Maintenant, quelle est donc la composante politique de cette transaction? Pour la première fois un Russe devient propriétaire du troisième plus grand géant métallurgique mondial. Il est évident qu'une fusion de cette envergure ne s'est pas faite à l'insu des plus hautes instances. Il y a deux semaines, Alexeï Mordachov s'était rendu à Sotchi pour s'entretenir avec le président russe, Vladimir Poutine. Officiellement au sujet de la participation du grand business russe à la réalisation des projets nationaux, notamment dans le domaine de l'éducation. Mais la transaction et ses conditions avaient bien sûr été abordées. Et de toute évidence approuvées au plus haut niveau.
Le Service fédéral antitrust (FAS) lui aussi était au courant de la fusion et l'un de ses dirigeants a hautement estimé la transaction. Il est donc patent que les actions du patron de "Severstal" s'inscrivent dans le droit fil de la politique des dirigeants du pays visant la promotion du business russe à l'étranger.

En Occident on reproche fréquemment à la Russie son refus de laisser les étrangers accéder à ses branches stratégiques. Aussi ces transactions d'envergure comme celles qu'ont réalisées "Arcelor" et "Severstal", "TNK" et "BP" contredisent cette thèse. Elles plaident en faveur de la Russie, confirment sa volonté de devenir un acteur de plein droit sur le marché mondial. D'autre part, elles confirment l'attrait d'investissement grandissant de l'économie russe.

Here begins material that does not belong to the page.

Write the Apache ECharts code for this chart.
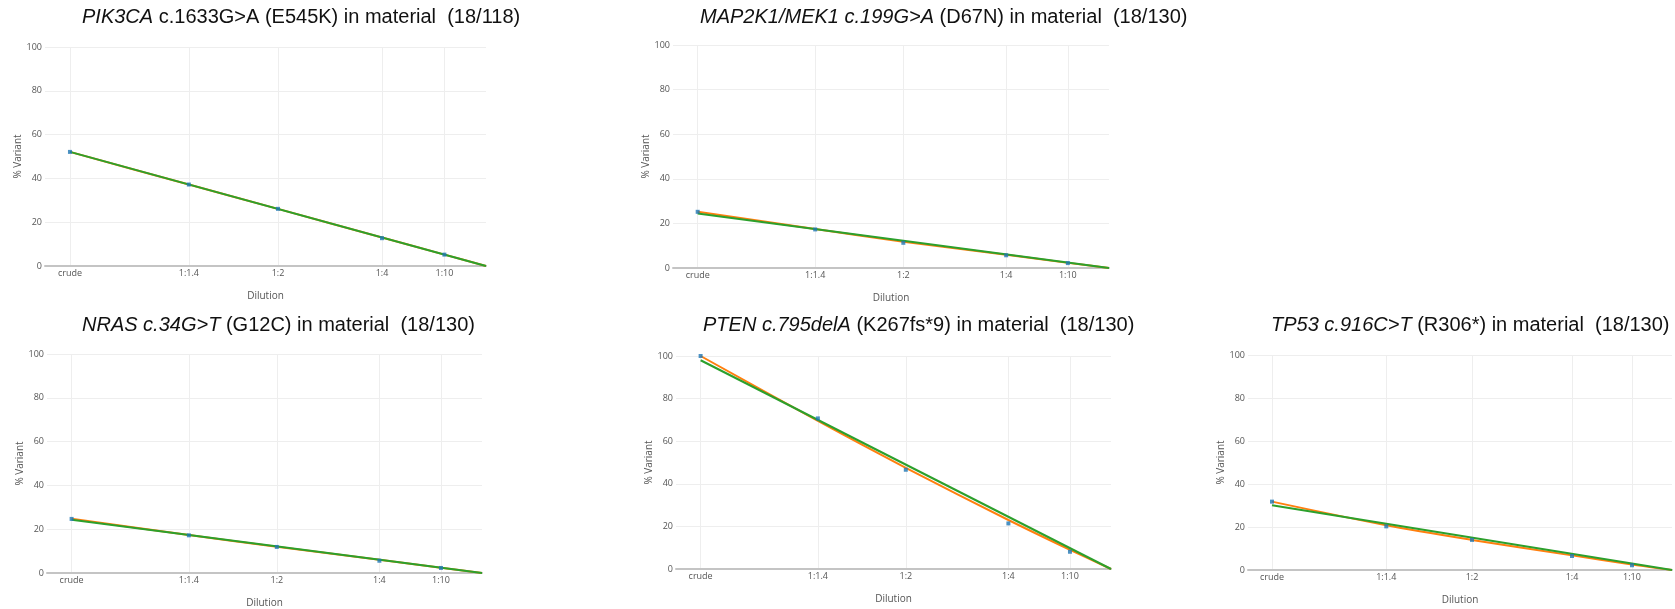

Le ministre russe des Finances, Alexeï Koudrine, a donné une appréciation positive sur la fusion. Selon lui, la Russie accède aux marchés mondiaux et le gouvernement se félicite en constatant que le business se trouve lui-même des partenaires étrangers avantageux. Selon lui, la fusion devrait avoir des retombées positives pour les économies russe et mondiale. Elle est aussi une marque de confiance à l'égard de la Russie en général.